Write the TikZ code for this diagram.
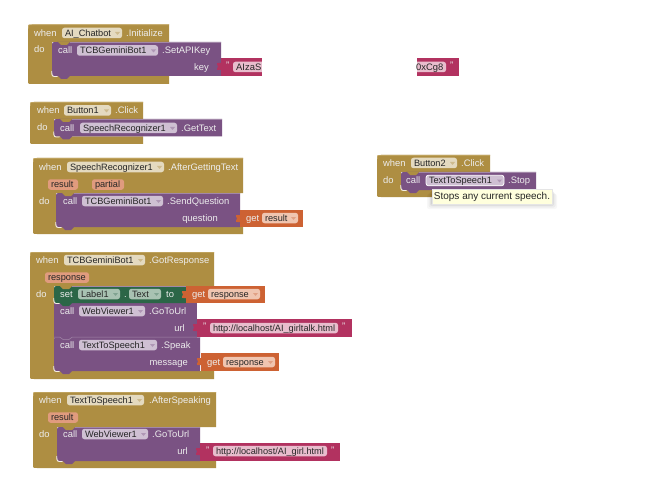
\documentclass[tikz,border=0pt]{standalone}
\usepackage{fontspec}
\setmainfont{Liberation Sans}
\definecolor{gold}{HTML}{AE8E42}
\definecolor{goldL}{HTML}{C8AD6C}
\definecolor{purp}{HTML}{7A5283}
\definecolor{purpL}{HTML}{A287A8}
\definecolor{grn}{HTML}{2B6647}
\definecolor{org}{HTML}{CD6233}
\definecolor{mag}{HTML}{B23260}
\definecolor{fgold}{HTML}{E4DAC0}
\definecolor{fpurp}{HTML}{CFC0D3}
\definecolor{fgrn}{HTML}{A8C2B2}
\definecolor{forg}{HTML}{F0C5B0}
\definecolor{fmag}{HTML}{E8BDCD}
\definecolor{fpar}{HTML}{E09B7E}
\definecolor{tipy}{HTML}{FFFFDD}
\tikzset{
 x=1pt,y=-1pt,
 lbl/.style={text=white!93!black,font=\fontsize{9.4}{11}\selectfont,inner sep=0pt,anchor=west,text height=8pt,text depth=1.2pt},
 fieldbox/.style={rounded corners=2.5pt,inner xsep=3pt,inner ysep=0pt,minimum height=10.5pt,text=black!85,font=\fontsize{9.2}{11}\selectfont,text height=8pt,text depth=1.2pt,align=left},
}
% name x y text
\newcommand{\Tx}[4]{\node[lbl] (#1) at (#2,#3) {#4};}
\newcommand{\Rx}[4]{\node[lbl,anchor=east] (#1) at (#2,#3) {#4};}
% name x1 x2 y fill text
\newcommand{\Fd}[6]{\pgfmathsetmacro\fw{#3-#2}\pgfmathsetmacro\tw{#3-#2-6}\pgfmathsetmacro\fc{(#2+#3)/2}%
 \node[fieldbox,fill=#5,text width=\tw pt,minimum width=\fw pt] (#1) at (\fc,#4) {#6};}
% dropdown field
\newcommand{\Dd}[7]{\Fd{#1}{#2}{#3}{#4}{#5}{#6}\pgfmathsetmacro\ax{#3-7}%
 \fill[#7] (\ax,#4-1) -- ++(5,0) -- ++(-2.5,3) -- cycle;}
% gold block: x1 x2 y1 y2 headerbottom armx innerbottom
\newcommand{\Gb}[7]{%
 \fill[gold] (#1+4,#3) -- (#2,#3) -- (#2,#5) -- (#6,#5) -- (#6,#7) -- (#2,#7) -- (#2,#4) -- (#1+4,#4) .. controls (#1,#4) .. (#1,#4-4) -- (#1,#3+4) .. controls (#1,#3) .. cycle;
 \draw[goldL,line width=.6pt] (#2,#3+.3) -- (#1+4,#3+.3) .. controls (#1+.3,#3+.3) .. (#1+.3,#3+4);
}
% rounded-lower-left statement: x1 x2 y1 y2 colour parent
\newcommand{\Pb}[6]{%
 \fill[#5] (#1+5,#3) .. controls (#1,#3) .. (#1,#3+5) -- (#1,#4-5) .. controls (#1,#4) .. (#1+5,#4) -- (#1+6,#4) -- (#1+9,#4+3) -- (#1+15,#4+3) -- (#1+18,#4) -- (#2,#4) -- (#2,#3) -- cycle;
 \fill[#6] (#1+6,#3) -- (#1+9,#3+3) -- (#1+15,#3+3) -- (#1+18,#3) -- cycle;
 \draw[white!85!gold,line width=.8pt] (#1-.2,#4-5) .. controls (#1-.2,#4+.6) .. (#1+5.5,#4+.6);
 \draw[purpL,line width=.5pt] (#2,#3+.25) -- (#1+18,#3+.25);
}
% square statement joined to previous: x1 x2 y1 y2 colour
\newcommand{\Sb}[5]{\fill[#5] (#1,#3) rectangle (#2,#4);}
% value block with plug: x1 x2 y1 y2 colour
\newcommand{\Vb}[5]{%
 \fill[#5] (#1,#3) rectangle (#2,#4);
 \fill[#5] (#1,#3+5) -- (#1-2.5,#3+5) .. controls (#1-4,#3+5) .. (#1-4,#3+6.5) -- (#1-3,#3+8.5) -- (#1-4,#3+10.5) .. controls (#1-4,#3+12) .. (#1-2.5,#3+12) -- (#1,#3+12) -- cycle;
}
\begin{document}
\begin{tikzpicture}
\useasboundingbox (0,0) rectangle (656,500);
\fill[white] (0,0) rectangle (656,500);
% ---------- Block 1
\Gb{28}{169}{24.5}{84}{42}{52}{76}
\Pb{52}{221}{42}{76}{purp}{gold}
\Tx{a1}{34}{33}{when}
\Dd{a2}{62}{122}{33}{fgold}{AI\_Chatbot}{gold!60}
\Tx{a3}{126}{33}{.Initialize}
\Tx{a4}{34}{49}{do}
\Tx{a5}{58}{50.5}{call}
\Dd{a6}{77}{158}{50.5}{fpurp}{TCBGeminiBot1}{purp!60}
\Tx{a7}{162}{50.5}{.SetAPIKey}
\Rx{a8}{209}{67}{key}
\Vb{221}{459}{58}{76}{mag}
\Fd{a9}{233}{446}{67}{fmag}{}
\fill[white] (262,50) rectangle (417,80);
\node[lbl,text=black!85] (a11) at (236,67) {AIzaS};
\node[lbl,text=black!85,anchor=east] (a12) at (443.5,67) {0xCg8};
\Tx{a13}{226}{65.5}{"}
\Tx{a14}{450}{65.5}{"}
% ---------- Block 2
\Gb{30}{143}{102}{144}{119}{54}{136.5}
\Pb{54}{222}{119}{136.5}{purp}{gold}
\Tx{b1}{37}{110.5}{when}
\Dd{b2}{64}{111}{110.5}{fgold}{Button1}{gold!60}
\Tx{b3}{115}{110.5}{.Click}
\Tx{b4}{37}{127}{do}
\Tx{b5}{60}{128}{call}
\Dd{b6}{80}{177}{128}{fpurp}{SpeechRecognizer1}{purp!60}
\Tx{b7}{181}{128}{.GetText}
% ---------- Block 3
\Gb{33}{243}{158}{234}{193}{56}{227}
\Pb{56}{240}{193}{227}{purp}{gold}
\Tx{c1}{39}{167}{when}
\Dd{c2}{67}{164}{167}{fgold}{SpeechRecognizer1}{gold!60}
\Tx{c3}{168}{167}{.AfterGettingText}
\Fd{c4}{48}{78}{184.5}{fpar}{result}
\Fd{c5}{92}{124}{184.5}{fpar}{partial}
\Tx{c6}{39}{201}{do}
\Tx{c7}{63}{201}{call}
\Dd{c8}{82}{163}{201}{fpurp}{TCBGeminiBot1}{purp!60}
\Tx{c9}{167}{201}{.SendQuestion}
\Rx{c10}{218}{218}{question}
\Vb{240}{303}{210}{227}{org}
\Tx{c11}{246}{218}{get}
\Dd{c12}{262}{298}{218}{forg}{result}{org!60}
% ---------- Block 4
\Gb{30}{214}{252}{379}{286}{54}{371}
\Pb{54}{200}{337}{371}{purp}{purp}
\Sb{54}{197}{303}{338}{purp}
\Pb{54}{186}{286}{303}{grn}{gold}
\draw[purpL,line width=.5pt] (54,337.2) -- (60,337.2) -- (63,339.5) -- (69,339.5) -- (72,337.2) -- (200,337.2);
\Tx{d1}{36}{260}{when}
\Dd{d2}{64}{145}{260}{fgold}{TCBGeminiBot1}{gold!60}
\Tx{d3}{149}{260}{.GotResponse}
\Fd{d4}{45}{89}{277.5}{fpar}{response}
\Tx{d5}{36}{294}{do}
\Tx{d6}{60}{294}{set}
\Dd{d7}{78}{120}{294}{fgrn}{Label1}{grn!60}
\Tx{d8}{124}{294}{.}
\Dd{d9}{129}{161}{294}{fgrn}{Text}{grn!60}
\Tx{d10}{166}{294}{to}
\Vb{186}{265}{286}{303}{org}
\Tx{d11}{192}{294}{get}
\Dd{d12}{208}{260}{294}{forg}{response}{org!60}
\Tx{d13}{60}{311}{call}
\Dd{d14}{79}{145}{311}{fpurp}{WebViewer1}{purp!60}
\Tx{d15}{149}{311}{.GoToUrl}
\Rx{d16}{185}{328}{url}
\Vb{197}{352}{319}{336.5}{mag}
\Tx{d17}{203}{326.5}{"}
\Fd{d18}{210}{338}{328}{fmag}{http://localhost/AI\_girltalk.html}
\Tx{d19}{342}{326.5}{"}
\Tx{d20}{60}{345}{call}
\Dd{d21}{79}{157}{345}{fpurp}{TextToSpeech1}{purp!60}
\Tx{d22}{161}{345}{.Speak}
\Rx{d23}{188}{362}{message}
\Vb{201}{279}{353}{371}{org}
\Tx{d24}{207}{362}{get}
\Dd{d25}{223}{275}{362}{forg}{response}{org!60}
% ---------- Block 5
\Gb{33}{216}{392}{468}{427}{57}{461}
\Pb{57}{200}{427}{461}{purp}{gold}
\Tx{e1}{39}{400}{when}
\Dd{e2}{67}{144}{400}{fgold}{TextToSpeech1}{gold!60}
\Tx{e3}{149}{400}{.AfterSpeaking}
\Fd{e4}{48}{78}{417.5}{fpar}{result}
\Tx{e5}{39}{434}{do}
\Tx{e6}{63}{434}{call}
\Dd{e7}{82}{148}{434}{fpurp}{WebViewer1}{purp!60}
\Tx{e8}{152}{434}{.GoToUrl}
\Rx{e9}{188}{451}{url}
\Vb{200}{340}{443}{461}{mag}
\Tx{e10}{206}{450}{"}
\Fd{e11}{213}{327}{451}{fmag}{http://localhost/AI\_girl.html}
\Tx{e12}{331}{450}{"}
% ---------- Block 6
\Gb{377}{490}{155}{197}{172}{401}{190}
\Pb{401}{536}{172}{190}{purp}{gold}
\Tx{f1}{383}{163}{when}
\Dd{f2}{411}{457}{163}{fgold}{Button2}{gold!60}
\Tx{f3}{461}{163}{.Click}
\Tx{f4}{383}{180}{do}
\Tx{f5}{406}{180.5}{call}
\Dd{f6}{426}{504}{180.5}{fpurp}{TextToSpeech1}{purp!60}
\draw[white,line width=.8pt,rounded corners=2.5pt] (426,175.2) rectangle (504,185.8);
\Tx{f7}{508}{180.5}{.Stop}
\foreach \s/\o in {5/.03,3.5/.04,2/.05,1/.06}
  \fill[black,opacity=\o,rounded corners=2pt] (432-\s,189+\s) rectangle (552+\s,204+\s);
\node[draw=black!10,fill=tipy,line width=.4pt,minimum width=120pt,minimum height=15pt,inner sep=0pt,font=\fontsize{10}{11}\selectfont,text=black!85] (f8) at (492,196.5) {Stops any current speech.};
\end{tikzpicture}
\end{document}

---

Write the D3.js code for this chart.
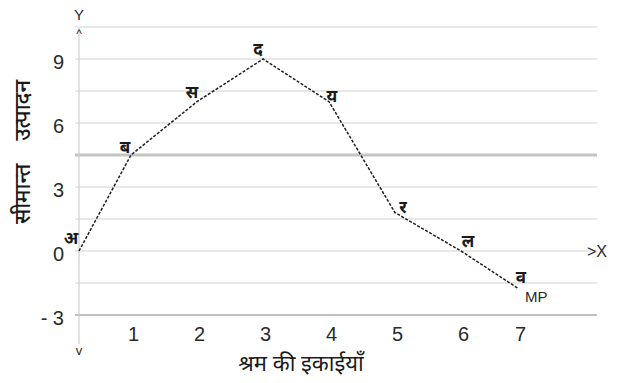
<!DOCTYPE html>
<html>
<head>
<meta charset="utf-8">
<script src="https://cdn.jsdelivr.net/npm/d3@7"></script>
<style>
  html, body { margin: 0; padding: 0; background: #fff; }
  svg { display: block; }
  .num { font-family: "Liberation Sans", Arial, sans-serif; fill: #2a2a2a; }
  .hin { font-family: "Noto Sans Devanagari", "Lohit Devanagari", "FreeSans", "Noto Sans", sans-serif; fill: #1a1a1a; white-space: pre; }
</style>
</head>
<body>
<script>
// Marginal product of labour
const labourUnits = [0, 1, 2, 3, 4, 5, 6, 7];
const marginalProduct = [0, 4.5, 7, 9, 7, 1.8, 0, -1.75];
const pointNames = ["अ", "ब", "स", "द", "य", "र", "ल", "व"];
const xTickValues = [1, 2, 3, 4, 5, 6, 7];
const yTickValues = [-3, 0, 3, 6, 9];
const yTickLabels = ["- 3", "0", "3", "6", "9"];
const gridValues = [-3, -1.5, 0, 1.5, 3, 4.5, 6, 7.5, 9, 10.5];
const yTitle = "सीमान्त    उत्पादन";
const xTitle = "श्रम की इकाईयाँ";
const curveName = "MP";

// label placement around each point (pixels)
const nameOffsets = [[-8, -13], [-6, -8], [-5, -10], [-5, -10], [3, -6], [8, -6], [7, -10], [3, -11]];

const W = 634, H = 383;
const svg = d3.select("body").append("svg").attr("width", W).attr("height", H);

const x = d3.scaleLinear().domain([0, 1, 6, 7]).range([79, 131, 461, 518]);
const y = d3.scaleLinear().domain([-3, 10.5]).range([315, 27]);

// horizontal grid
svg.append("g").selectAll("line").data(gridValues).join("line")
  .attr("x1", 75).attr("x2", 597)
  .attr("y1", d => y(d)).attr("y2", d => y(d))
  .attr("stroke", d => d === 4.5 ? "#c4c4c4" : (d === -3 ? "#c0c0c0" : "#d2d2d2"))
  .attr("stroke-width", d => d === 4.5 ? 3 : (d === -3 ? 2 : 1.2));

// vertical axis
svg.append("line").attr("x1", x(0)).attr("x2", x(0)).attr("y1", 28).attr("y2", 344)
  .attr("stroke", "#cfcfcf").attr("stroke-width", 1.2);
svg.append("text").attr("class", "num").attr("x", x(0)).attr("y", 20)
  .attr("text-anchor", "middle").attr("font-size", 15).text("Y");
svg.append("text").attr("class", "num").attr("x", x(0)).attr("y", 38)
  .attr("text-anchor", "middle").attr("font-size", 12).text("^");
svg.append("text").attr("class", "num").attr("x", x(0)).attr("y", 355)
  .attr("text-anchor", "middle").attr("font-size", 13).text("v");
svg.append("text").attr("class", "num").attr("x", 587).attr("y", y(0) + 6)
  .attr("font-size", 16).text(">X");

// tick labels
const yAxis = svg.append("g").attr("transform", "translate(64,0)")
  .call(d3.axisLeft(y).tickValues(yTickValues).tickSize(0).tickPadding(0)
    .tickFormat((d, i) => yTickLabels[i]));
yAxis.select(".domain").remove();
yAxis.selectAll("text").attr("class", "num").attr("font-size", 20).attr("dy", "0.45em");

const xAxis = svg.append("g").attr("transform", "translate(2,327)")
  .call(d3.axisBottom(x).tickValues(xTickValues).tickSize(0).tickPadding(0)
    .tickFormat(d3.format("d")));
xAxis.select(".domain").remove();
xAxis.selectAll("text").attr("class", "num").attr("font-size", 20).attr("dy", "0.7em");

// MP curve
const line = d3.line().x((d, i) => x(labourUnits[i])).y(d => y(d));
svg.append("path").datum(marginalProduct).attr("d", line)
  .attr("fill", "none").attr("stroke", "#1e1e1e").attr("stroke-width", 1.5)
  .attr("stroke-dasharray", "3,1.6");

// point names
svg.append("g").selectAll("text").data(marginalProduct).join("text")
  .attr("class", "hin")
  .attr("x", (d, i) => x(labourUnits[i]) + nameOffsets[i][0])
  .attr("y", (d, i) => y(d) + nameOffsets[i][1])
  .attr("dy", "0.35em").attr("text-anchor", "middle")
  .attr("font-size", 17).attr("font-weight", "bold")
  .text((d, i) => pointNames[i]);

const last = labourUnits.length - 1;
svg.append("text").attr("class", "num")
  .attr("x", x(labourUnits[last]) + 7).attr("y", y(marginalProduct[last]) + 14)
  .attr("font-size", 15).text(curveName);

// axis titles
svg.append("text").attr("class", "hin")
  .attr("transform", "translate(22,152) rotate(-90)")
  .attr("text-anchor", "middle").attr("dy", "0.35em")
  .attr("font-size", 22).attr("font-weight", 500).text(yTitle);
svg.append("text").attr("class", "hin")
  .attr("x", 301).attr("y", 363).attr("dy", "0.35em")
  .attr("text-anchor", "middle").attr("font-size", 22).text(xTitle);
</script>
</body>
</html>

▶ _Goal_:
From the line containing "Write the D3.js code for this chart." through the line containing "(d === -3 ? 2 : 1.2));", copy every line above exactly, without pictures.

▶ _Expected output_:
Write the D3.js code for this chart.
<!DOCTYPE html>
<html>
<head>
<meta charset="utf-8">
<script src="https://cdn.jsdelivr.net/npm/d3@7"></script>
<style>
  html, body { margin: 0; padding: 0; background: #fff; }
  svg { display: block; }
  .num { font-family: "Liberation Sans", Arial, sans-serif; fill: #2a2a2a; }
  .hin { font-family: "Noto Sans Devanagari", "Lohit Devanagari", "FreeSans", "Noto Sans", sans-serif; fill: #1a1a1a; white-space: pre; }
</style>
</head>
<body>
<script>
// Marginal product of labour
const labourUnits = [0, 1, 2, 3, 4, 5, 6, 7];
const marginalProduct = [0, 4.5, 7, 9, 7, 1.8, 0, -1.75];
const pointNames = ["अ", "ब", "स", "द", "य", "र", "ल", "व"];
const xTickValues = [1, 2, 3, 4, 5, 6, 7];
const yTickValues = [-3, 0, 3, 6, 9];
const yTickLabels = ["- 3", "0", "3", "6", "9"];
const gridValues = [-3, -1.5, 0, 1.5, 3, 4.5, 6, 7.5, 9, 10.5];
const yTitle = "सीमान्त    उत्पादन";
const xTitle = "श्रम की इकाईयाँ";
const curveName = "MP";

// label placement around each point (pixels)
const nameOffsets = [[-8, -13], [-6, -8], [-5, -10], [-5, -10], [3, -6], [8, -6], [7, -10], [3, -11]];

const W = 634, H = 383;
const svg = d3.select("body").append("svg").attr("width", W).attr("height", H);

const x = d3.scaleLinear().domain([0, 1, 6, 7]).range([79, 131, 461, 518]);
const y = d3.scaleLinear().domain([-3, 10.5]).range([315, 27]);

// horizontal grid
svg.append("g").selectAll("line").data(gridValues).join("line")
  .attr("x1", 75).attr("x2", 597)
  .attr("y1", d => y(d)).attr("y2", d => y(d))
  .attr("stroke", d => d === 4.5 ? "#c4c4c4" : (d === -3 ? "#c0c0c0" : "#d2d2d2"))
  .attr("stroke-width", d => d === 4.5 ? 3 : (d === -3 ? 2 : 1.2));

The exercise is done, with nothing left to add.